PROBLEM DESCRIPTION
Quote all of the data below exactly, please.

DATA SECTION
----------

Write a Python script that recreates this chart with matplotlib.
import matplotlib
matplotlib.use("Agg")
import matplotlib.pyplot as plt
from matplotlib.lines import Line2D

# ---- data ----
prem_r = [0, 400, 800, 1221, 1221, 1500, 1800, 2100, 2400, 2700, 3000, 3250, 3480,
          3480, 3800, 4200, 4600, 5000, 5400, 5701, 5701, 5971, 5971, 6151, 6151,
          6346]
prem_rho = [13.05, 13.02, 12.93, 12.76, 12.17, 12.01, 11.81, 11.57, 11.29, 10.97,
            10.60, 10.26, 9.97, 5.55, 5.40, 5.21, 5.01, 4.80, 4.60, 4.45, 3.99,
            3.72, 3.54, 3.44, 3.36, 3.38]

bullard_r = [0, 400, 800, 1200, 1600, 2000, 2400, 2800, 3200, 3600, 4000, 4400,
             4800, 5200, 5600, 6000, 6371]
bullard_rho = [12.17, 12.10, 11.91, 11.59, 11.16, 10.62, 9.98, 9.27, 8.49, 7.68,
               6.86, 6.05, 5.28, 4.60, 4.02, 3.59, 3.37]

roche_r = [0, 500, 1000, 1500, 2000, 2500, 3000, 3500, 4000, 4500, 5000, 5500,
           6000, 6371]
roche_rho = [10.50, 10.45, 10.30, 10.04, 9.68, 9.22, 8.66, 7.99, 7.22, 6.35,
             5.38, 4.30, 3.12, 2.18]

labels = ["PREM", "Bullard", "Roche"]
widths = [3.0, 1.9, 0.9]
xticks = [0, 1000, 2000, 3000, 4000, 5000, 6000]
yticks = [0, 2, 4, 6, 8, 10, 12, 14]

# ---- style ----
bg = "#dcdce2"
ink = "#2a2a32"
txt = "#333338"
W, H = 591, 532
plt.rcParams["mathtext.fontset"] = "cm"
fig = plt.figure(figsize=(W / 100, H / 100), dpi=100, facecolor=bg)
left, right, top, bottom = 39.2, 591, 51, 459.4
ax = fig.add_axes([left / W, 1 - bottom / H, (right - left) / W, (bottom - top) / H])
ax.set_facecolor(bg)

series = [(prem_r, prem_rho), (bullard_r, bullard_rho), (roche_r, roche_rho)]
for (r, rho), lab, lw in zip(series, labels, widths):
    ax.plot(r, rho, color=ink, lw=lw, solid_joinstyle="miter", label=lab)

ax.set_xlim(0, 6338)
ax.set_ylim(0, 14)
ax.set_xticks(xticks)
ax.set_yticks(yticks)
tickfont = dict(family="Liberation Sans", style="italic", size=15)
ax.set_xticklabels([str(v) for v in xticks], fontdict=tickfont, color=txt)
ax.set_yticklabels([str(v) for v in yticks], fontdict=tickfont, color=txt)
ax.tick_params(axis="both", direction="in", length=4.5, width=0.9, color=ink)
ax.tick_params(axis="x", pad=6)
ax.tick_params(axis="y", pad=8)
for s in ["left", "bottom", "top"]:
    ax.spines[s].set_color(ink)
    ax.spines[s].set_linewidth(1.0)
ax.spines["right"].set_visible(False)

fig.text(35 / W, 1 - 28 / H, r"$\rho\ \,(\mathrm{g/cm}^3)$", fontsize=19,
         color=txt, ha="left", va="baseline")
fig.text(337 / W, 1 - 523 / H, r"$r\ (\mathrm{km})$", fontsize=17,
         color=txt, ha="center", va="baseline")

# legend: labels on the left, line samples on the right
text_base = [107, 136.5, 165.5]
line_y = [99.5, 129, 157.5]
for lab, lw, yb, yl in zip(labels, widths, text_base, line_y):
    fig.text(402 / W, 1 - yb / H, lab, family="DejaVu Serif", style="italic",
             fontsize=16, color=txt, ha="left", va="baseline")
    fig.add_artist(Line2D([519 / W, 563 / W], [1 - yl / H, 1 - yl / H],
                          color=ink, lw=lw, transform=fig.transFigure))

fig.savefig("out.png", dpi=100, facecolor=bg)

----------

WORKED SOLUTION
Write a Python script that recreates this chart with matplotlib.
import matplotlib
matplotlib.use("Agg")
import matplotlib.pyplot as plt
from matplotlib.lines import Line2D

# ---- data ----
prem_r = [0, 400, 800, 1221, 1221, 1500, 1800, 2100, 2400, 2700, 3000, 3250, 3480,
          3480, 3800, 4200, 4600, 5000, 5400, 5701, 5701, 5971, 5971, 6151, 6151,
          6346]
prem_rho = [13.05, 13.02, 12.93, 12.76, 12.17, 12.01, 11.81, 11.57, 11.29, 10.97,
            10.60, 10.26, 9.97, 5.55, 5.40, 5.21, 5.01, 4.80, 4.60, 4.45, 3.99,
            3.72, 3.54, 3.44, 3.36, 3.38]

bullard_r = [0, 400, 800, 1200, 1600, 2000, 2400, 2800, 3200, 3600, 4000, 4400,
             4800, 5200, 5600, 6000, 6371]
bullard_rho = [12.17, 12.10, 11.91, 11.59, 11.16, 10.62, 9.98, 9.27, 8.49, 7.68,
               6.86, 6.05, 5.28, 4.60, 4.02, 3.59, 3.37]

roche_r = [0, 500, 1000, 1500, 2000, 2500, 3000, 3500, 4000, 4500, 5000, 5500,
           6000, 6371]
roche_rho = [10.50, 10.45, 10.30, 10.04, 9.68, 9.22, 8.66, 7.99, 7.22, 6.35,
             5.38, 4.30, 3.12, 2.18]

labels = ["PREM", "Bullard", "Roche"]
widths = [3.0, 1.9, 0.9]
xticks = [0, 1000, 2000, 3000, 4000, 5000, 6000]
yticks = [0, 2, 4, 6, 8, 10, 12, 14]

# ---- style ----
bg = "#dcdce2"
ink = "#2a2a32"
txt = "#333338"
W, H = 591, 532
plt.rcParams["mathtext.fontset"] = "cm"
fig = plt.figure(figsize=(W / 100, H / 100), dpi=100, facecolor=bg)
left, right, top, bottom = 39.2, 591, 51, 459.4
ax = fig.add_axes([left / W, 1 - bottom / H, (right - left) / W, (bottom - top) / H])
ax.set_facecolor(bg)

series = [(prem_r, prem_rho), (bullard_r, bullard_rho), (roche_r, roche_rho)]
for (r, rho), lab, lw in zip(series, labels, widths):
    ax.plot(r, rho, color=ink, lw=lw, solid_joinstyle="miter", label=lab)

ax.set_xlim(0, 6338)
ax.set_ylim(0, 14)
ax.set_xticks(xticks)
ax.set_yticks(yticks)
tickfont = dict(family="Liberation Sans", style="italic", size=15)
ax.set_xticklabels([str(v) for v in xticks], fontdict=tickfont, color=txt)
ax.set_yticklabels([str(v) for v in yticks], fontdict=tickfont, color=txt)
ax.tick_params(axis="both", direction="in", length=4.5, width=0.9, color=ink)
ax.tick_params(axis="x", pad=6)
ax.tick_params(axis="y", pad=8)
for s in ["left", "bottom", "top"]:
    ax.spines[s].set_color(ink)
    ax.spines[s].set_linewidth(1.0)
ax.spines["right"].set_visible(False)

fig.text(35 / W, 1 - 28 / H, r"$\rho\ \,(\mathrm{g/cm}^3)$", fontsize=19,
         color=txt, ha="left", va="baseline")
fig.text(337 / W, 1 - 523 / H, r"$r\ (\mathrm{km})$", fontsize=17,
         color=txt, ha="center", va="baseline")

# legend: labels on the left, line samples on the right
text_base = [107, 136.5, 165.5]
line_y = [99.5, 129, 157.5]
for lab, lw, yb, yl in zip(labels, widths, text_base, line_y):
    fig.text(402 / W, 1 - yb / H, lab, family="DejaVu Serif", style="italic",
             fontsize=16, color=txt, ha="left", va="baseline")
    fig.add_artist(Line2D([519 / W, 563 / W], [1 - yl / H, 1 - yl / H],
                          color=ink, lw=lw, transform=fig.transFigure))

fig.savefig("out.png", dpi=100, facecolor=bg)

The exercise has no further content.